> **Exercise aim**
Take the lines from the top down to and including the one with "import * as d3 from 'd3';" and repeat them exactly. Omit images.
════════════════════
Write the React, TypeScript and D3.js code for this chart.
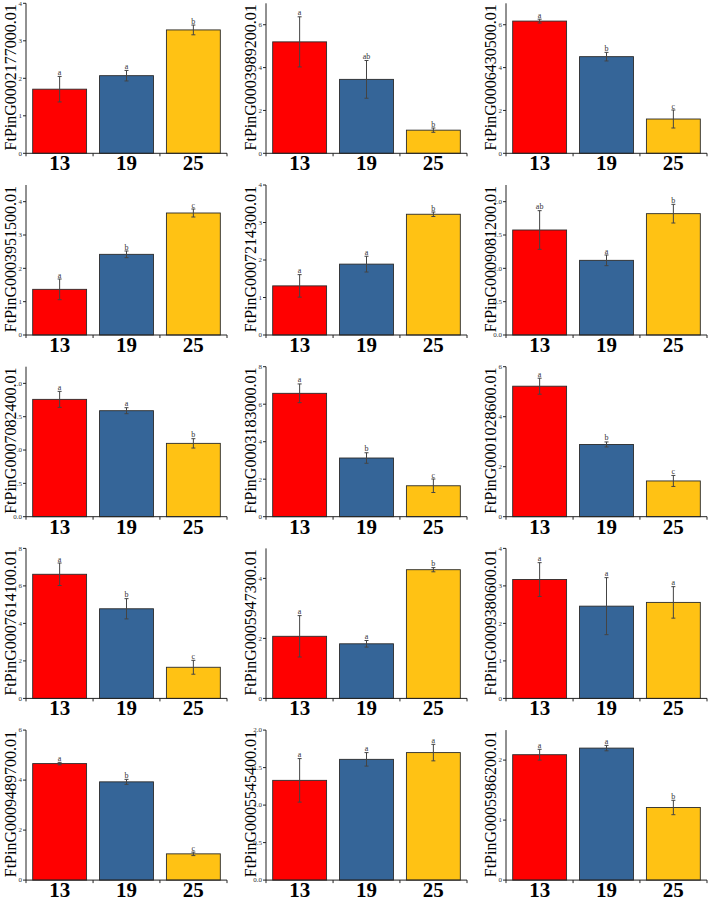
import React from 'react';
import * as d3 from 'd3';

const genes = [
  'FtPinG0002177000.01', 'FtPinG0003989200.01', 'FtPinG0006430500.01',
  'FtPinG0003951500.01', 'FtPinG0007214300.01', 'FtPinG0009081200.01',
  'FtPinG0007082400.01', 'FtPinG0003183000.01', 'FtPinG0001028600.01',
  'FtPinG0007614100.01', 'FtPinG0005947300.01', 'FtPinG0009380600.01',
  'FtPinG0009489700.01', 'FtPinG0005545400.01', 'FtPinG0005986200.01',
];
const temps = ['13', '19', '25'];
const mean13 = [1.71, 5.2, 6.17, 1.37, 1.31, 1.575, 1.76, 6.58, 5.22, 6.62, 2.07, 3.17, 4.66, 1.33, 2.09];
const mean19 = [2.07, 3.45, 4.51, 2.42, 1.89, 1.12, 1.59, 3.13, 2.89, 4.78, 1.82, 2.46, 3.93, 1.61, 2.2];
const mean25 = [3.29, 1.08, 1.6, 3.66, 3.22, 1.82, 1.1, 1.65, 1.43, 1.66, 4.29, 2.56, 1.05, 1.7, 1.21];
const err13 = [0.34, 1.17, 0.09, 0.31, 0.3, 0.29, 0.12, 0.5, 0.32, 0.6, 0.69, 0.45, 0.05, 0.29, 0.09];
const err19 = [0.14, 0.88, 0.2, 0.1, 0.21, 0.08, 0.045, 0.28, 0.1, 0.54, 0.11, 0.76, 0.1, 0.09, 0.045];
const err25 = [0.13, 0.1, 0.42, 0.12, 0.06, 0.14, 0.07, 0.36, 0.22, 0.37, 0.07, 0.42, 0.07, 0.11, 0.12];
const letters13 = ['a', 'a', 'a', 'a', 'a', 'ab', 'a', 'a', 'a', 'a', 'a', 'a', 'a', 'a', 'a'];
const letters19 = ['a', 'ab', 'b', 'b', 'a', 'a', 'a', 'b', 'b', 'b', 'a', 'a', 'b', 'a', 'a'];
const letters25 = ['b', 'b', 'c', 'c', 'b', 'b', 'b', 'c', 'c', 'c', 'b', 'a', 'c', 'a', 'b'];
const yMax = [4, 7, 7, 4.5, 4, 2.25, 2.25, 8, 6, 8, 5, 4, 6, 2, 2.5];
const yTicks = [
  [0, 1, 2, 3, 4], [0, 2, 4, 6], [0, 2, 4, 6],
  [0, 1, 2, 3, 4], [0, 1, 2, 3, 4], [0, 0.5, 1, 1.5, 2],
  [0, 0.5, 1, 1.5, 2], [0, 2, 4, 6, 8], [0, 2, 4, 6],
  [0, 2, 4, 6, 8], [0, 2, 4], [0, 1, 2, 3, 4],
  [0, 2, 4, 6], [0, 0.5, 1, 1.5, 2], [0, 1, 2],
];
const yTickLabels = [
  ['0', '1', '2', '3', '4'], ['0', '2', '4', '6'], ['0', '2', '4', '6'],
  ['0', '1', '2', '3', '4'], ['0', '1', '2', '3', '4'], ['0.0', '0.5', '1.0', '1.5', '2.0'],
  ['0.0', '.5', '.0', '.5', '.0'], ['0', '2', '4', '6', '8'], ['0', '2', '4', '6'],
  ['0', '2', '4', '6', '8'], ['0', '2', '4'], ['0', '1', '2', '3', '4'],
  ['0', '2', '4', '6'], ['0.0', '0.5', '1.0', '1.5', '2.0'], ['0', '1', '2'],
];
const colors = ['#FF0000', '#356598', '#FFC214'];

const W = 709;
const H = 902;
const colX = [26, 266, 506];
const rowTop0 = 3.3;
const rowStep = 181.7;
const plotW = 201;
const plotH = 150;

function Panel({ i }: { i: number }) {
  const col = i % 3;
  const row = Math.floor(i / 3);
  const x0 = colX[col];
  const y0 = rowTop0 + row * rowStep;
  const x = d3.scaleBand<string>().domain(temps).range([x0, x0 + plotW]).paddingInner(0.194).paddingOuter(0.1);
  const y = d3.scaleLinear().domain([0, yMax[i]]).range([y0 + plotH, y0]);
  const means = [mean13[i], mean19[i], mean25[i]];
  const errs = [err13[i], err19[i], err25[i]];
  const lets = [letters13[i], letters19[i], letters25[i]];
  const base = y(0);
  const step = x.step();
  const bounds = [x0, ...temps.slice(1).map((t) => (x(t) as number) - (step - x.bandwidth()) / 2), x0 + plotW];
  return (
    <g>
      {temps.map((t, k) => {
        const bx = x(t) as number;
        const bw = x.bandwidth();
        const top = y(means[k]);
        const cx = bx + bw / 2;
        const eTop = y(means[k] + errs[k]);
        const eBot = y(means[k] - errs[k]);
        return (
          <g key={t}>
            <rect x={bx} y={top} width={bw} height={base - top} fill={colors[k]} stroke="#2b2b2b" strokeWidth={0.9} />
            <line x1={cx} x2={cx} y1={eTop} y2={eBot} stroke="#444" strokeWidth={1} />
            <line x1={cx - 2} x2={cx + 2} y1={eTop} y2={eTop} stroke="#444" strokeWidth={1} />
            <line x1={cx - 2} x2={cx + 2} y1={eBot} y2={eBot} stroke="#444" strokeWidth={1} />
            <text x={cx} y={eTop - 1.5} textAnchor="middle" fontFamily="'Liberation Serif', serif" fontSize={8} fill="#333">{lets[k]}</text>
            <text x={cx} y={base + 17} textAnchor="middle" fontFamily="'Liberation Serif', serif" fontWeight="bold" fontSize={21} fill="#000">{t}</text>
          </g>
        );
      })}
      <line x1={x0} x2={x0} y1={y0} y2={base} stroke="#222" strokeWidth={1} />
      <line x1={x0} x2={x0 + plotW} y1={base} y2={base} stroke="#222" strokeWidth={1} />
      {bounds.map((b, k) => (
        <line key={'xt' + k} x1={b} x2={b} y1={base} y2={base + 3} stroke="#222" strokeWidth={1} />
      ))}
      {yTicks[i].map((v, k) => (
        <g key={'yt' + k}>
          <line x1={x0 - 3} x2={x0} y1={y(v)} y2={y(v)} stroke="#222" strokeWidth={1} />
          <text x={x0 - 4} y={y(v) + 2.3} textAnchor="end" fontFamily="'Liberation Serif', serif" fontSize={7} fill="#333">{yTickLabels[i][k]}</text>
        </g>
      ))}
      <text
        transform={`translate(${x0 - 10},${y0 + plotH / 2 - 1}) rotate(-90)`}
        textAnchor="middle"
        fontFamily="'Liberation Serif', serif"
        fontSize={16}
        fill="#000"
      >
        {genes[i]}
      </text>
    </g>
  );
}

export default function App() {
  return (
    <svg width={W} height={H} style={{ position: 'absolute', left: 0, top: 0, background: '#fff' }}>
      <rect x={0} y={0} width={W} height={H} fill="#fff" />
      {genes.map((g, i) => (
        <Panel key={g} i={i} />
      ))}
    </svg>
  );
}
════════════════════
> **Written response**
Write the React, TypeScript and D3.js code for this chart.
import React from 'react';
import * as d3 from 'd3';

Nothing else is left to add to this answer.